The FAA continues to work with the aviation industry and wireless companies to try to limit 5G-related flight delays and cancellations. A list of 50 airports that will have buffer zones was released by the FAA. The FAA ensured that the wireless companies agreed to turn off transmitters and make other adjustments near these airports for six months to minimise potential 5G interference with sensitive aircraft instruments used in low-visibility landings.
Once the rollout was rolled out in the US by the FAA, the disturbance was relieved in the US-bound air travel as the flights resumed.

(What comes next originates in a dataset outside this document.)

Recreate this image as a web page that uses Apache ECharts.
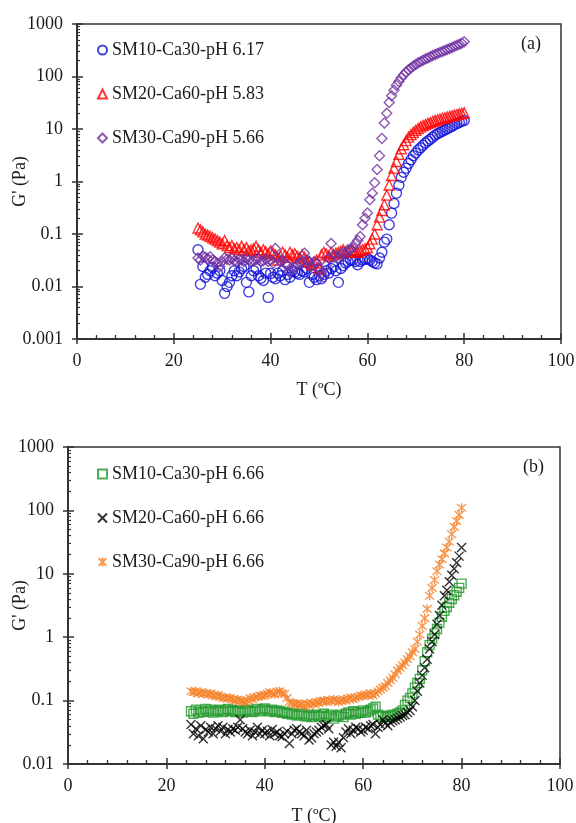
<!DOCTYPE html>
<html>
<head>
<meta charset="utf-8">
<script src="https://cdn.jsdelivr.net/npm/echarts@6/dist/echarts.min.js"></script>
<style>
  html, body { margin: 0; padding: 0; background: #fff; }
  #main { width: 576px; height: 823px; }
</style>
</head>
<body>
<div id="main"></div>
<script>
// temperature steps (ºC), shared by all series
const temps = [
  25, 25.5, 26, 26.5, 27, 27.5, 28, 28.5, 29, 29.5,
  30, 30.5, 31, 31.5, 32, 32.5, 33, 33.5, 34, 34.5,
  35, 35.5, 36, 36.5, 37, 37.5, 38, 38.5, 39, 39.5,
  40, 40.5, 41, 41.5, 42, 42.5, 43, 43.5, 44, 44.5,
  45, 45.5, 46, 46.5, 47, 47.5, 48, 48.5, 49, 49.5,
  50, 50.5, 51, 51.5, 52, 52.5, 53, 53.5, 54, 54.5,
  55, 55.5, 56, 56.5, 57, 57.5, 58, 58.5, 59, 59.5,
  60, 60.5, 61, 61.5, 62, 62.5, 63, 63.5, 64, 64.5,
  65, 65.5, 66, 66.5, 67, 67.5, 68, 68.5, 69, 69.5,
  70, 70.5, 71, 71.5, 72, 72.5, 73, 73.5, 74, 74.5,
  75, 75.5, 76, 76.5, 77, 77.5, 78, 78.5, 79, 79.5,
  80
]

// panel (a)
const namesA = ['SM10-Ca30-pH 6.17', 'SM20-Ca60-pH 5.83', 'SM30-Ca90-pH 5.66']
const sm10a = [
  0.05, 0.011, 0.024, 0.015, 0.017, 0.02, 0.023, 0.016, 0.018, 0.02,
  0.013, 0.0074, 0.01, 0.012, 0.016, 0.02, 0.016, 0.019, 0.022, 0.024,
  0.012, 0.0079, 0.016, 0.02, 0.022, 0.016, 0.0144, 0.013, 0.018, 0.0062,
  0.0178, 0.015, 0.014, 0.018, 0.016, 0.02, 0.0135, 0.017, 0.015, 0.02,
  0.019, 0.018, 0.017, 0.02, 0.019, 0.022, 0.012, 0.017, 0.015, 0.0135,
  0.016, 0.014, 0.017, 0.02, 0.018, 0.022, 0.024, 0.02, 0.012, 0.022,
  0.025, 0.028, 0.03, 0.032, 0.032, 0.03, 0.026, 0.03, 0.032, 0.033,
  0.034, 0.032, 0.03, 0.028, 0.027, 0.035, 0.045, 0.07, 0.08, 0.15,
  0.25, 0.38, 0.6, 0.85, 1.2, 1.5, 1.8, 2.2, 2.6, 3.1,
  3.5, 4.0, 4.4, 4.9, 5.4, 5.9, 6.4, 7.0, 7.6, 8.1,
  8.6, 9.1, 9.6, 10.1, 10.7, 11.3, 12.0, 12.7, 13.3, 14.0,
  14.5
]
const sm20a = [
  0.13, 0.12, 0.11, 0.1, 0.095, 0.09, 0.085, 0.08, 0.075, 0.07,
  0.065, 0.075, 0.06, 0.055, 0.06, 0.052, 0.055, 0.05, 0.058, 0.05,
  0.055, 0.048, 0.05, 0.052, 0.058, 0.05, 0.045, 0.05, 0.046, 0.042,
  0.048, 0.044, 0.04, 0.032, 0.038, 0.045, 0.04, 0.036, 0.045, 0.04,
  0.042, 0.038, 0.035, 0.04, 0.036, 0.03, 0.03, 0.026, 0.028, 0.032,
  0.022, 0.04, 0.045, 0.042, 0.038, 0.045, 0.04, 0.043, 0.045, 0.047,
  0.05, 0.045, 0.048, 0.05, 0.05, 0.045, 0.045, 0.048, 0.05, 0.052,
  0.055, 0.065, 0.08, 0.1, 0.15, 0.21, 0.28, 0.36, 0.55, 0.86,
  1.3, 1.8, 2.4, 3.3, 4.2, 5.0, 6.0, 7.0, 7.8, 8.6,
  9.4, 10.2, 11.0, 11.6, 12.2, 12.8, 13.3, 13.9, 14.4, 15.0,
  15.5, 16.0, 16.4, 16.9, 17.4, 17.9, 18.4, 18.9, 19.4, 19.8,
  20.3
]
const sm30a = [
  0.035, 0.032, 0.038, 0.036, 0.034, 0.037, 0.032, 0.03, 0.028, 0.024,
  0.03, 0.035, 0.033, 0.032, 0.034, 0.031, 0.03, 0.033, 0.032, 0.03,
  0.034, 0.032, 0.03, 0.031, 0.033, 0.034, 0.03, 0.031, 0.033, 0.03,
  0.032, 0.028, 0.053, 0.035, 0.03, 0.032, 0.027, 0.025, 0.019, 0.022,
  0.024, 0.026, 0.028, 0.03, 0.043, 0.032, 0.03, 0.025, 0.03, 0.028,
  0.022, 0.018, 0.015, 0.025, 0.035, 0.066, 0.04, 0.038, 0.035, 0.04,
  0.045, 0.042, 0.05, 0.05, 0.055, 0.065, 0.075, 0.09, 0.15, 0.2,
  0.25, 0.45, 0.6, 0.95, 1.7, 3.1, 6.6, 13, 20, 32,
  43, 55, 68, 80, 95, 108, 122, 135, 145, 158,
  170, 182, 192, 203, 215, 226, 238, 250, 262, 275,
  288, 300, 313, 327, 342, 358, 375, 392, 410, 430,
  460
]

// panel (b)
const namesB = ['SM10-Ca30-pH 6.66', 'SM20-Ca60-pH 6.66', 'SM30-Ca90-pH 6.66']
const sm10b = [
  0.068, 0.062, 0.072, 0.065, 0.07, 0.066, 0.074, 0.068, 0.072, 0.065,
  0.07, 0.068, 0.072, 0.066, 0.07, 0.074, 0.068, 0.071, 0.066, 0.07,
  0.068, 0.065, 0.07, 0.072, 0.068, 0.066, 0.07, 0.074, 0.068, 0.072,
  0.075, 0.07, 0.068, 0.072, 0.066, 0.07, 0.068, 0.064, 0.066, 0.062,
  0.064, 0.06, 0.062, 0.058, 0.06, 0.062, 0.058, 0.056, 0.06, 0.055,
  0.058, 0.06, 0.056, 0.058, 0.062, 0.055, 0.058, 0.06, 0.052, 0.056,
  0.058, 0.06, 0.055, 0.062, 0.065, 0.06, 0.068, 0.062, 0.066, 0.064,
  0.07, 0.065, 0.068, 0.072, 0.075, 0.08, 0.06, 0.056, 0.058, 0.055,
  0.056, 0.058, 0.06, 0.058, 0.062, 0.065, 0.07, 0.085, 0.1, 0.11,
  0.13, 0.16, 0.19, 0.22, 0.3, 0.42, 0.58, 0.75, 0.95, 1.15,
  1.35, 1.7, 2.1, 2.6, 3.0, 3.5, 4.0, 4.6, 5.2, 6.0,
  7.0
]
const sm20b = [
  0.042, 0.03, 0.036, 0.028, 0.04, 0.025, 0.035, 0.032, 0.038, 0.03,
  0.036, 0.04, 0.033, 0.038, 0.03, 0.035, 0.032, 0.036, 0.034, 0.038,
  0.05, 0.036, 0.032, 0.03, 0.034, 0.028, 0.032, 0.038, 0.03, 0.034,
  0.03, 0.033, 0.028, 0.035, 0.03, 0.032, 0.028, 0.027, 0.03, 0.033,
  0.021, 0.03, 0.034, 0.036, 0.032, 0.03, 0.028, 0.034, 0.024, 0.026,
  0.03, 0.032, 0.034, 0.038, 0.04, 0.042, 0.036, 0.02, 0.022, 0.019,
  0.022, 0.018, 0.026, 0.032, 0.036, 0.03, 0.034, 0.038, 0.036, 0.032,
  0.034, 0.038, 0.036, 0.04, 0.042, 0.03, 0.038, 0.042, 0.05, 0.044,
  0.04, 0.045, 0.048, 0.05, 0.052, 0.055, 0.058, 0.06, 0.065, 0.07,
  0.08, 0.1, 0.14, 0.19, 0.25, 0.33, 0.45, 0.65, 0.85, 1.1,
  1.6, 2.2, 3.2, 4.5, 5.5, 7.5, 9.5, 12, 15, 19,
  26
]
const sm30b = [
  0.14, 0.135, 0.14, 0.13, 0.135, 0.128, 0.132, 0.125, 0.13, 0.12,
  0.118, 0.122, 0.115, 0.11, 0.112, 0.108, 0.11, 0.105, 0.1, 0.104,
  0.1, 0.098, 0.095, 0.1, 0.11, 0.105, 0.112, 0.115, 0.12, 0.118,
  0.122, 0.128, 0.135, 0.13, 0.125, 0.138, 0.14, 0.13, 0.128, 0.11,
  0.095, 0.092, 0.088, 0.09, 0.085, 0.088, 0.082, 0.09, 0.085, 0.092,
  0.088, 0.095, 0.092, 0.098, 0.1, 0.095, 0.102, 0.098, 0.105, 0.1,
  0.095, 0.1, 0.105, 0.1, 0.108, 0.112, 0.105, 0.11, 0.115, 0.12,
  0.118, 0.125, 0.12, 0.13, 0.12, 0.13, 0.14, 0.15, 0.16, 0.17,
  0.19, 0.21, 0.23, 0.26, 0.3, 0.33, 0.36, 0.4, 0.45, 0.5,
  0.58, 0.65, 0.85, 1.1, 1.5, 2.0, 2.8, 4.5, 6, 8,
  11, 14, 17, 21, 26, 32, 42, 55, 68, 85,
  110
]

// tick labels
const xLabels = ['0', '20', '40', '60', '80', '100']
const yLabelsA = ['0.001', '0.01', '0.1', '1', '10', '100', '1000']
const yLabelsB = ['0.01', '0.1', '1', '10', '100', '1000']

const font = '"Liberation Serif", "Times New Roman", serif'
const fs = 18
const axisColor = '#333'
const textColor = '#1a1a1a'

function pairs(vals) {
  return temps.map((t, i) => [t, vals[i]])
}

// main x axis: line, inside ticks, labels, name
function xMain(g, gap) {
  return {
    gridIndex: g, type: 'value', min: 0, max: 100, interval: 20,
    name: 'T (ºC)', nameLocation: 'middle', nameGap: gap, nameMoveOverlap: false,
    nameTextStyle: { fontFamily: font, fontSize: fs, color: textColor },
    axisLine: { show: true, lineStyle: { color: axisColor, width: 2 } },
    axisTick: { show: true, inside: true, length: 6, lineStyle: { color: axisColor, width: 1.5 } },
    minorTick: { show: true, splitNumber: 5, length: 4, lineStyle: { color: axisColor, width: 1.3 } },
    axisLabel: {
      show: true, margin: 13, fontFamily: font, fontSize: fs, color: textColor,
      formatter: (v) => xLabels[Math.round(v / 20)],
    },
    splitLine: { show: false },
  }
}
// bare x axis on an overlay grid: outward half of the major ticks
function xOut(g) {
  return {
    gridIndex: g, type: 'value', min: 0, max: 100, interval: 20,
    axisLine: { show: false },
    axisTick: { show: true, inside: false, length: 5, lineStyle: { color: axisColor, width: 1.5 } },
    axisLabel: { show: false },
    splitLine: { show: false },
  }
}

function yMain(g, min, labels, offset, gap) {
  return {
    gridIndex: g, type: 'log', min: min, max: 1000,
    name: "G' (Pa)", nameLocation: 'middle', nameGap: gap, nameMoveOverlap: false,
    nameTextStyle: { fontFamily: font, fontSize: fs, color: textColor },
    axisLine: { show: true, lineStyle: { color: axisColor, width: 2 } },
    axisTick: { show: true, inside: true, length: 6, lineStyle: { color: axisColor, width: 1.5 } },
    minorTick: { show: true, splitNumber: 9, length: 3, lineStyle: { color: axisColor, width: 1.2 } },
    axisLabel: {
      show: true, margin: 14, fontFamily: font, fontSize: fs, color: textColor,
      formatter: (v) => labels[Math.round(Math.log10(v)) + offset],
    },
    splitLine: { show: false },
  }
}
function yOut(g, min) {
  return {
    gridIndex: g, type: 'log', min: min, max: 1000,
    axisLine: { show: false },
    axisTick: { show: true, inside: false, length: 5, lineStyle: { color: axisColor, width: 1.5 } },
    axisLabel: { show: false },
    splitLine: { show: false },
  }
}

function scatter(name, vals, xi, symbol, size, color) {
  return {
    name: name,
    type: 'scatter',
    xAxisIndex: xi,
    yAxisIndex: xi,
    symbol: symbol,
    symbolSize: size,
    itemStyle: { color: 'rgba(0,0,0,0)', borderColor: color, borderWidth: 1.4 },
    emphasis: { disabled: true },
    data: pairs(vals),
  }
}

const crossPath = 'path://M0,0L10,10M10,0L0,10'
const starPath = 'path://M0,0L10,10M10,0L0,10M5,-1L5,11'

const legendBase = {
  orient: 'vertical', left: 92, itemWidth: 9, itemHeight: 9, itemGap: 26,
  selectedMode: false,
  textStyle: { fontFamily: font, fontSize: fs, color: textColor },
}

const gridA = { left: 77, top: 24, width: 484, height: 315, outerBoundsMode: 'none' }
const gridB = { left: 68, top: 447, width: 492, height: 317, outerBoundsMode: 'none' }
const frame = { show: true, borderColor: axisColor, borderWidth: 1.5 }

const option = {
  animation: false,
  grid: [
    Object.assign({}, gridA, frame),
    Object.assign({}, gridB, frame),
    Object.assign({}, gridA),
    Object.assign({}, gridB),
  ],
  xAxis: [xMain(0, 42), xMain(1, 43), xOut(2), xOut(3)],
  yAxis: [
    yMain(0, 0.001, yLabelsA, 3, 48),
    yMain(1, 0.01, yLabelsB, 2, 39),
    yOut(2, 0.001),
    yOut(3, 0.01),
  ],
  legend: [
    Object.assign({ top: 36, data: namesA }, legendBase),
    Object.assign({ top: 460, data: namesB }, legendBase),
  ],
  graphic: [
    { type: 'text', left: 521, top: 35, style: { text: '(a)', font: fs + 'px ' + font, fill: textColor } },
    { type: 'text', left: 523, top: 458, style: { text: '(b)', font: fs + 'px ' + font, fill: textColor } },
  ],
  series: [
    scatter(namesA[0], sm10a, 0, 'circle', 10, '#1010d8'),
    scatter(namesA[1], sm20a, 0, 'triangle', 10, '#ff0000'),
    scatter(namesA[2], sm30a, 0, 'diamond', 10, '#7030a0'),
    scatter(namesB[0], sm10b, 1, 'rect', 9, '#22992a'),
    scatter(namesB[1], sm20b, 1, crossPath, 9, '#000000'),
    scatter(namesB[2], sm30b, 1, starPath, 9, '#f58025'),
  ],
}

const chart = echarts.init(document.getElementById('main'), null, { renderer: 'canvas' })
chart.setOption(option)
</script>
</body>
</html>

HISTORY OF THE FAA-5G STORY
Since 2015, the FAA and the world aviation industry jointly raised concerns both industries would need to address to achieve similar results and had ongoing technical discussions. In the World Radio Conference proposal, the proposal only supported an international mobile telecommunications (IMT—i.e., 5G) allocation in the 3.4 to 3.7 GHz spectrum—not the 3.7 to 3.98 GHz spectrum that is the issue for radio altimeters.
In 2018, Boeing raised concerns and proposed a solution. Additionally, ICAO (International Civil Aviation Organisation) identified that any use of the bands near 4.2 to 4.4 GHz should be contingent upon Radio Altimeter Studies. In the same year, the Air Line Pilots Association raised concerns. In 2020 ahead of the auction for 5G C-Band, the FAA again raised concerns and asked for a postponement to collaborate on a solution. Throughout 2021, the aviation industry continued to ask for additional collaboration and time in anticipation of the complications being faced. The industry also held several meetings throughout the year to find solutions, including in June and October.
The wireless companies agreed to create buffer zones for six months around airports where transmitters are in close proximity
The 5G services in the US were launched using frequencies in a radio spectrum called the C-band. These frequencies can be close to those used by radio altimeters, an important piece of safety equipment in aircraft. To make sure that this does not lead to hazardous interference, the FAA required that radio altimeters are accurate and reliable. Because the proposed 5G deployment involves a new combination of power levels, frequencies, proximity to flight operations, and other factors, the FAA must impose restrictions on flight operations using certain types of radio altimeter equipment close to antennas in 5G networks. Since the frequencies used by the telecom companies are so close to the frequencies used by onboard instruments such as radar altimeters, which operate in the 4.2-4.4 GHz range, there are higher chances of interference in the signals, and lack in the accuracy of data, which can further be accidental. The 5G service has been a cause of concern for aviation in other regions of the world too, the situation is critical in the US which auctioned 5G bandwidth in 2021 in the 3.7-3.98 GHz on the C-band spectrum range. “5G and aviation have safely coexisted in other countries because power levels have been reduced around airports and the industries have worked together prior to deployment. For years, we have been working to find a solution in the United States,” stated the federal agency. The FAA is continuing its work towards reducing effects of this disruption while progressing to safely integrate 5G and aviation.